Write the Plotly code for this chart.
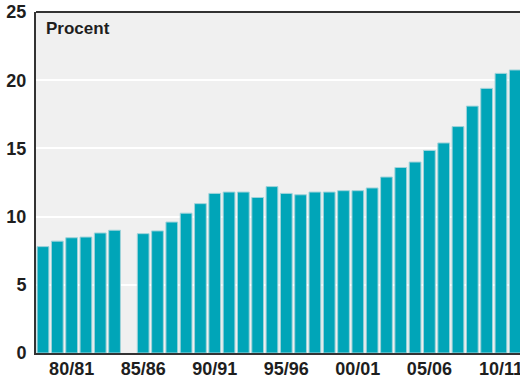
import plotly.graph_objects as go

years = ["78/79","79/80","80/81","81/82","82/83","83/84","84/85","85/86","86/87","87/88",
         "88/89","89/90","90/91","91/92","92/93","93/94","94/95","95/96","96/97","97/98",
         "98/99","99/00","00/01","01/02","02/03","03/04","04/05","05/06","06/07","07/08",
         "08/09","09/10","10/11","11/12"]
values = [7.8, 8.2, 8.45, 8.5, 8.8, 9.0, None, 8.75, 8.95, 9.6,
          10.25, 10.95, 11.7, 11.8, 11.8, 11.4, 12.2, 11.7, 11.6, 11.8,
          11.8, 11.9, 11.9, 12.1, 12.9, 13.6, 14.0, 14.85, 15.4, 16.6,
          18.1, 19.4, 20.5, 20.75]
tick_labels = ["80/81", "85/86", "90/91", "95/96", "00/01", "05/06", "10/11"]
y_ticks = [0, 5, 10, 15, 20, 25]

idx = list(range(len(years)))
tick_pos = [years.index(t) for t in tick_labels]

fig = go.Figure(go.Bar(
    x=idx, y=values,
    marker=dict(color="#00a5b8", line=dict(color="#9fd3da", width=1)),
    width=0.82,
))

font = dict(family="Liberation Sans, Arial, sans-serif", size=18, color="#1e1e1e", weight="bold")

# figure is drawn wider than the window so the chart is cropped at the right edge like the original
fig.update_layout(
    width=540, height=378,
    margin=dict(l=36, r=0, t=12, b=25, autoexpand=False),
    paper_bgcolor="white",
    plot_bgcolor="#f0f0f0",
    showlegend=False,
    font=font,
    xaxis=dict(
        range=[-0.49, 34.73], automargin=False,
        tickmode="array", tickvals=tick_pos, ticktext=tick_labels,
        showgrid=False, zeroline=False,
        showline=True, linecolor="#333333", linewidth=2,
        ticks="", tickfont=font, ticklabelstandoff=-2,
    ),
    yaxis=dict(
        range=[0, 25], automargin=False,
        tickmode="array", tickvals=y_ticks,
        showgrid=True, gridcolor="white", gridwidth=2,
        zeroline=False,
        showline=True, linecolor="#333333", linewidth=2,
        ticks="", tickfont=font, ticklabelstandoff=4,
    ),
    shapes=[dict(type="line", xref="paper", yref="paper", x0=0, x1=1, y0=1, y1=1,
                 line=dict(color="#333333", width=2))],
    annotations=[dict(text="Procent", xref="paper", yref="paper", x=0.016, y=0.985,
                      xanchor="left", yanchor="top", showarrow=False,
                      font=dict(family="Liberation Sans, Arial, sans-serif", size=17,
                                color="#1e1e1e", weight="bold"))],
)

fig.write_html("out.html", config={"displayModeBar": False, "staticPlot": True},
               post_script="document.body.style.margin='0';document.body.style.overflow='hidden';")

INSTRUCTIONS TO FOLLOW ::
Starting at the top of the listing above, reproduce each line up to and including the one with "import plotly.graph_objects as go"; omit the pictures.

ANSWER TO THIS PROBLEM ::
Write the Plotly code for this chart.
import plotly.graph_objects as go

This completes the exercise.